I hate scales. I really do. Ever since I was a teenager the scale has had this power over my life. If you’re a woman then you can relate to this!
It has the power to build up your hopes and fill you with dread just at the mere sight of it. Step on it and you have just given it the power to affect your mood. If the number is down you step off with a smile, a spring in your skinny step and motivation to keep on going.
But….don’t let that number have inched up! Your world comes crashing down! You feel fat, weak and hopeless. No matter how hard you have worked out, how little you have eaten, that scale tells the truth. Or does it?
I started taking fitness and clean eating seriously again a few weeks ago after an injury- induced season in the “desert”.
I came out of the gates motivated and focused. No lackadaisical approach here! Six days of workouts and clean foods all the way. So when I stepped on that scale and I had GAINED weight I was crushed. All day I felt fat, like a failure, ready to give up.

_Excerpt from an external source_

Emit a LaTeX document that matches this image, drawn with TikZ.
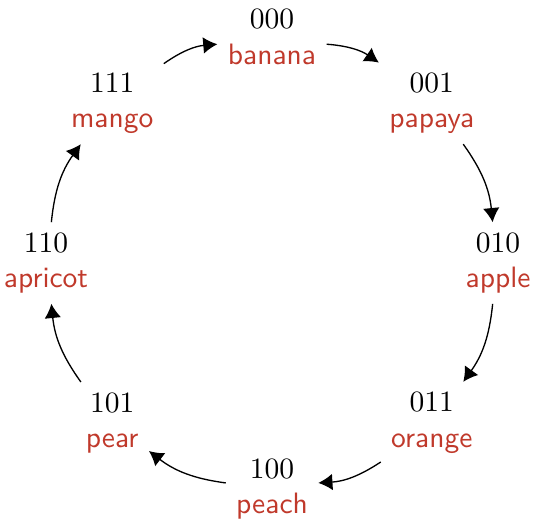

Repeat same scene for two more weeks.
Then I had an epiphany! I was giving this little electronic brainless thing way too much power. I allowed it to affect my mood, my emotions and gave it power to shape my identity,how I saw myself.
I had to remind myself that a number on the scale doesn’t really tell the whole story. It doesn’t record the fact that every day, even on those tough and tired days, I choose to walk into that gym, choose to pick up those weights. No credit given by the scale for all the good food choices I made. None!
I had to do some soul searching. What was my real motivation to work out and eat right? I’m a girl, so of course I want to look good, because all the ladies will agree that when we look good, we feel good.
Well, guess what? I realized that I had it backwards! Feeling good about myself makes me look good. I walk with confidence, smile , am content. A scale can’t give me this confidence. A changed focus can! Instead of only looking at a number I have chosen to focus on how my body feels. I’m stronger. There are muscles where there were none before. My clothes fit better. I sleep better, breathe easier. I have more energy. I know my quality of life is improving.
And here comes the biggest benefit : I have developed tenacity! I am learning to make choices that are good for me! My inner strength is growing. I have power to say no to things that aren’t beneficial to me and yes to all the goodness I so deserve and want! This goes so much deeper than an image in the mirror! I am building muscle in my heart and spirit!
So I’ve decided to take my treacherous friend and place it in the deep recesses of my garage to only see the light once a month. No more daily emotional roller coasters every time I step on it! I’m done!
How about you?
Celebrate your accomplishments, those little victories only you know about!